Data block
::::

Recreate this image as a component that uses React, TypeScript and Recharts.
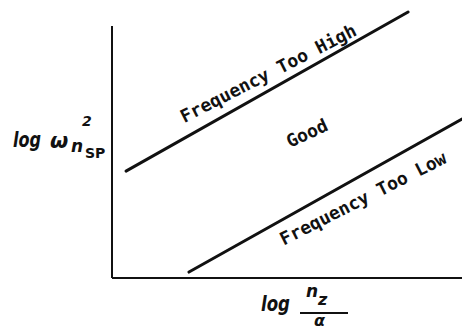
import { LineChart, Line, XAxis, YAxis, ReferenceLine, ReferenceDot } from 'recharts';

// Boundary lines of the short-period frequency band (log-log axes, arbitrary units)
const HIGH_X = [0.4, 8.46];
const HIGH_Y = [3.96, 9.85];
const LOW_X = [2.2, 10];
const LOW_Y = [0.22, 5.89];

// Region captions and where they sit in data units
const REGION_LABELS = ['Frequency Too High', 'Good', 'Frequency Too Low'];
const REGION_X = [4.46, 5.57, 7.17];
const REGION_Y = [7.59, 5.37, 2.96];

// Vertical axis stops short of the top of the plot
const Y_AXIS_TOP = 9.33;

const INK = '#111';
const REGION_TILT = [-27, -25, -27];
const HAND = '"DejaVu Sans", sans-serif';
const MONO = '"DejaVu Sans Mono", monospace';

const highData = HIGH_X.map((x, i) => ({ x, y: HIGH_Y[i] }));
const lowData = LOW_X.map((x, i) => ({ x, y: LOW_Y[i] }));

const renderRegion = (i: number) => (props: any) => {
  const vb = props.viewBox || {};
  const cx = vb.x + (vb.width || 0) / 2;
  const cy = vb.y + (vb.height || 0) / 2;
  return (
    <text
      x={cx}
      y={cy}
      transform={`rotate(${REGION_TILT[i]}, ${cx}, ${cy})`}
      textAnchor="middle"
      dominantBaseline="central"
      fontFamily={MONO}
      fontSize={18}
      fontWeight="bold"
      fill={INK}
    >
      {REGION_LABELS[i]}
    </text>
  );
};

// log ω²n_SP
const YTitle = () => (
  <g fill={INK} fontFamily={HAND} fontStyle="italic" fontWeight="bold">
    <text x={13} y={147} fontSize={22} textLength={28} lengthAdjust="spacingAndGlyphs">log</text>
    <text x={50} y={148} fontSize={21}>ω</text>
    <text x={71} y={152} fontSize={17}>n</text>
    <text x={82} y={126} fontSize={14}>2</text>
    <text x={85} y={158} fontSize={14} fontStyle="normal">SP</text>
  </g>
);

// log n_z / α
const XTitle = () => (
  <g fill={INK} fontFamily={HAND} fontStyle="italic" fontWeight="bold">
    <text x={261} y={311} fontSize={22} textLength={29} lengthAdjust="spacingAndGlyphs">log</text>
    <text x={306} y={297} fontSize={17}>n</text>
    <text x={318} y={305} fontSize={16}>z</text>
    <line x1={300} y1={313} x2={348} y2={313} stroke={INK} strokeWidth={2} />
    <text x={314} y={326} fontSize={16}>α</text>
  </g>
);

export default function App() {
  return (
    <div style={{ position: 'absolute', left: 0, top: 0, width: 462, height: 331, background: '#fff' }}>
      <LineChart width={462} height={331} margin={{ top: 8, right: 0, bottom: 52, left: 111 }}>
        <XAxis
          type="number"
          dataKey="x"
          domain={[0, 10]}
          allowDataOverflow
          height={1}
          tick={false}
          tickLine={false}
          axisLine={false}
          label={{ content: XTitle }}
        />
        <YAxis
          type="number"
          dataKey="y"
          domain={[0, 10]}
          allowDataOverflow
          width={1}
          tick={false}
          tickLine={false}
          axisLine={false}
          label={{ content: YTitle }}
        />
        <ReferenceLine
          segment={[{ x: 0, y: 0 }, { x: 10, y: 0 }]}
          stroke={INK}
          strokeWidth={2}
          ifOverflow="visible"
        />
        <ReferenceLine
          segment={[{ x: 0, y: 0 }, { x: 0, y: Y_AXIS_TOP }]}
          stroke={INK}
          strokeWidth={2}
          ifOverflow="visible"
        />
        <Line
          data={highData}
          dataKey="y"
          type="linear"
          stroke={INK}
          strokeWidth={3}
          strokeLinecap="round"
          dot={false}
          isAnimationActive={false}
        />
        <Line
          data={lowData}
          dataKey="y"
          type="linear"
          stroke={INK}
          strokeWidth={3}
          strokeLinecap="round"
          dot={false}
          isAnimationActive={false}
        />
        {REGION_LABELS.map((name, i) => (
          <ReferenceDot
            key={name}
            x={REGION_X[i]}
            y={REGION_Y[i]}
            r={1}
            fill="none"
            stroke="none"
            ifOverflow="visible"
            label={{ content: renderRegion(i) }}
          />
        ))}
      </LineChart>
    </div>
  );
}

::::

Exercise
Starting with the first line of the data above and ending with the line containing "const Y_AXIS_TOP = 9.33;", please restate every line exactly, leaving images out.

Exercise solution
Recreate this image as a component that uses React, TypeScript and Recharts.
import { LineChart, Line, XAxis, YAxis, ReferenceLine, ReferenceDot } from 'recharts';

// Boundary lines of the short-period frequency band (log-log axes, arbitrary units)
const HIGH_X = [0.4, 8.46];
const HIGH_Y = [3.96, 9.85];
const LOW_X = [2.2, 10];
const LOW_Y = [0.22, 5.89];

// Region captions and where they sit in data units
const REGION_LABELS = ['Frequency Too High', 'Good', 'Frequency Too Low'];
const REGION_X = [4.46, 5.57, 7.17];
const REGION_Y = [7.59, 5.37, 2.96];

// Vertical axis stops short of the top of the plot
const Y_AXIS_TOP = 9.33;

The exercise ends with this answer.